Back in October when we were attending the Varekai performance, they were handing out flyers for upcoming events and one of those was Holiday on Ice. My mom had seen one or two of their shows over a decade ago and in a fit of nostalgia decided that she would like to go to see one again since it has been a while. We ordered some tickets on the spot while waiting for the Cirque show to begin thanks to the powers of my iPad. Yesterday was finally the day we got to see Believe.

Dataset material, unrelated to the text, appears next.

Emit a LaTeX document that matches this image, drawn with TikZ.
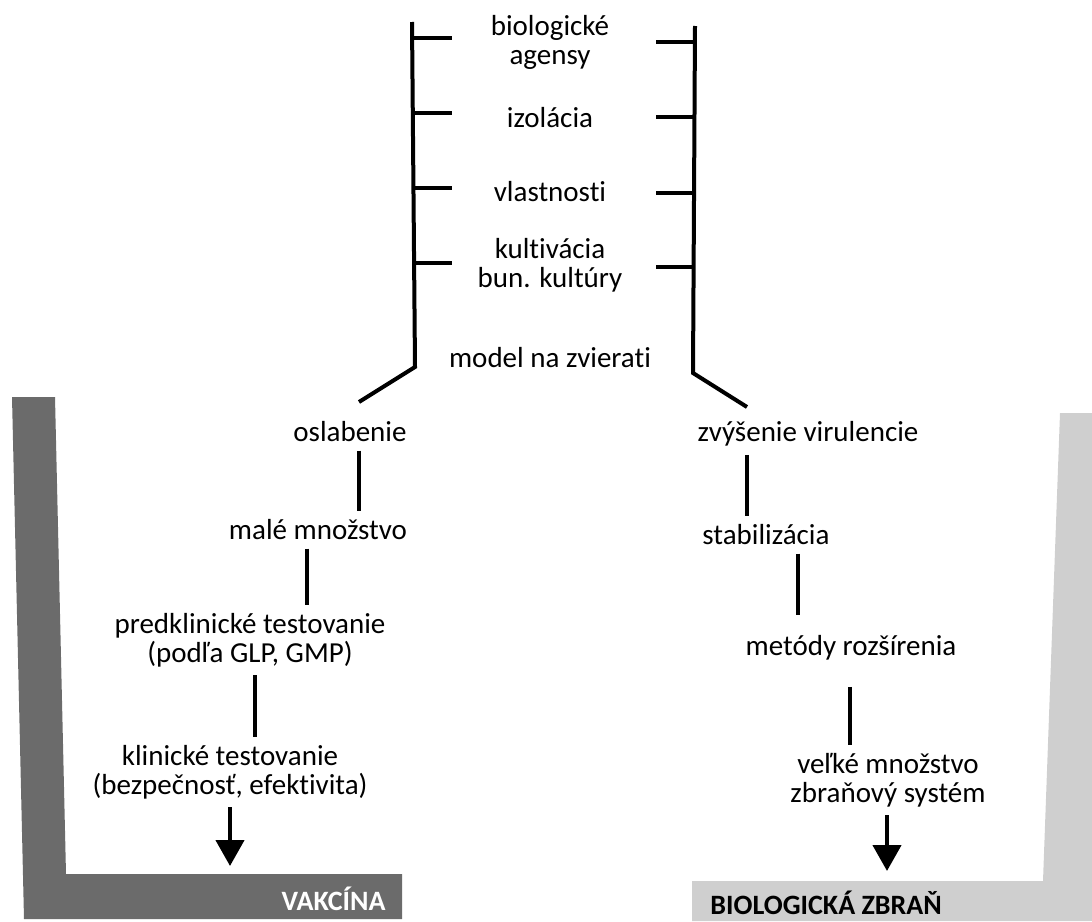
\documentclass[tikz,border=0pt]{standalone}
\usepackage{fontspec}
\setmainfont{Carlito}[Ligatures=NoCommon]
\usetikzlibrary{arrows.meta}
\definecolor{vakgray}{HTML}{6B6B6B}
\definecolor{zbrgray}{HTML}{CFCFCF}

\begin{document}
\begin{tikzpicture}[x=0.5pt,y=-0.5pt,
  lbl/.style={align=center,inner sep=0pt,font=\fontsize{14.5}{14.5}\selectfont},
  tag/.style={inner sep=0pt,font=\fontsize{14}{14}\selectfont\bfseries},
  rail/.style={line width=2pt},
  link/.style={line width=2.2pt,shorten <=4pt,shorten >=4pt},
  push/.style={line width=2.2pt,shorten <=4pt,-{Triangle[width=14pt,length=13pt]}}]

\useasboundingbox (0,0) rectangle (1092,921);

% the two gray corners
\fill[vakgray] (12,397) -- (55,397) -- (66,874) -- (402,874) -- (402,919) -- (24,919) -- cycle;

\fill[zbrgray] (1060,413) -- (1092,413) -- (1092,921) -- (692,921) -- (692,881) -- (1043,881) -- cycle;

\node[tag, text=white, anchor=base east] (vak) at (386,910) {VAKCÍNA};
\node[tag, anchor=base west] (zbr) at (710,914) {BIOLOGICKÁ ZBRAŇ};

% ladder
\coordinate (lt) at (412,22);
\coordinate (lb) at (415,367);
\coordinate (lf) at (359,402);
\coordinate (rt) at (695,26);
\coordinate (rb) at (693,373);
\coordinate (rf) at (747,407);

\draw[rail] (lt) -- (lb) -- (lf);
\draw[rail] (rt) -- (rb) -- (rf);

\draw[rail] (412,38) -- (452,38);
\draw[rail] (413,113) -- (452,113);
\draw[rail] (413,188) -- (452,188);
\draw[rail] (414,263) -- (452,263);

\draw[rail] (656,42) -- (695,42);
\draw[rail] (656,117) -- (694,117);
\draw[rail] (656,193) -- (694,193);
\draw[rail] (656,267) -- (694,267);

\node[lbl] (bio) at (550,42) {biologické\\agensy};
\node[lbl] (izo) at (550,118) {izolácia};
\node[lbl] (vla) at (550,192) {vlastnosti};
\node[lbl] (kul) at (550,265) {kultivácia\\bun. kultúry};
\node[lbl] (mod) at (550,358) {model na zvierati};

% left branch
\node[lbl] (osl) at (350,432) {oslabenie};
\node[lbl] (mal) at (318,530) {malé množstvo};
\node[lbl] (pre) at (250,640) {predklinické testovanie\\(podľa GLP, GMP)};
\node[lbl] (kli) at (230,772) {klinické testovanie\\(bezpečnosť, efektivita)};
\coordinate (vakin) at (230,866);

\draw[link] (osl.south -| 359,0) -- (mal.north -| 359,0);
\draw[link] (mal.south -| 307,0) -- (pre.north -| 307,0);
\draw[link] (pre.south -| 255,0) -- (kli.north -| 255,0);
\draw[push] (kli.south -| vakin) -- (vakin);

% right branch
\node[lbl] (zvy) at (808,434) {zvýšenie virulencie};
\node[lbl] (sta) at (766,535) {stabilizácia};
\node[lbl] (met) at (851,648) {metódy rozšírenia};
\node[lbl] (vel) at (888,780) {veľké množstvo\\zbraňový systém};
\coordinate (zbrin) at (887,871);

\draw[link] (zvy.south -| 747,0) -- (sta.north -| 747,0);
\draw[link, shorten >=10pt] (sta.south -| 798,0) -- (met.north -| 798,0);
\draw[link, shorten <=13pt] (met.south -| 850,0) -- (vel.north -| 850,0);
\draw[push] (vel.south -| zbrin) -- (zbrin);

\end{tikzpicture}
\end{document}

Having grown up in Eastern Germany during the time when Katharina Witt‘s career was taking off (which later incidentally included work on Holiday on Ice as well) and thus having watched a lot of figure skating on TV of course I was a bit indoctrinated, though not overly enthusiastic. I appreciate it for what it is, but it’s neither my favorite sport nor my preferred form of performance arts. Anyway, it’s all about the spectacle, is it not?
The story as such is nothing to talk about – poor boy meets rich girl and then it’s upper class (world) vs. lower class (world) – and has been done to death. As a side effect, it also leads to the show taking forever before actually taking off. Ice pits do not tend to look very industrial or dirty, so the performers have to do some exaggerated acting and it simply looks iffy, regardless of some smoke and fire effects. There’s also not much going on in terms of exciting skating technique being on display, so more or less you can forget about the first 20 minutes or so.
Once you move to the the rich people’s club for the first time things get a lot more interesting. Most notably there’s some pair dancing numbers which show off some very exciting pirouettes, swirls and man-to-man hand-offs. This is then taken back and forth in a few variations with the locations changing, telling the story of the rich girl being ousted from high society and finding her true love with some muscular worker hunk. The wonders working in an iron factory can do for your abs! ;-)
Interspersed between the conventional skating numbers are some artistic acts like a pole dancer encircled by a water curtain and a few other things. The most enthralling bit was a “robot” formation where the whole room went dark and everything was lit only by the LED strips sewn into the clothes and forming changing color patterns via the magic of remote computer control. This was also one of the effects that wowed the crowed massively when we saw Immortal a few years back. With that technology now being widespread and affordable it’s probably not that unique anymore, but when executed well it can still impress and will continue to do so for a while.
Anecdotally, one of the performers had a loose cable or something, so his suit acted up a bit. That was a minor glitch, but otherwise they had quite some technical gadgets on display. There’s a lot of programmable lights, some smoke/ fire machines as well as some fireworks (in the finale) plus of course the video projections. The latter were kind of okay, I guess (lots of Plexus in there), though most of the time they didn’t particularly stand out or contributed much to the show. They could have used a static, painted scene backdrop and it would have been almost the same.
One other thing that also slightly bothered me was the music, both in terms of selection as well as playback during the show. A lot of times I found it annoyingly loud and cloying, while on the other hand some songs were actually quite nice and suiting the scenery well. Definitely a mixed bag. I also think especially some of the boys could use another round in the dance studio. Some of their movements looked a bit awkward and out of rhythm.
Overall, though, it’s an okay experience. It’s not the perfection of the Cirque shows, but enjoyable for what it is. If you’ve never even been to other shows, that might not even be an issue and you will be a lot more impressed than me.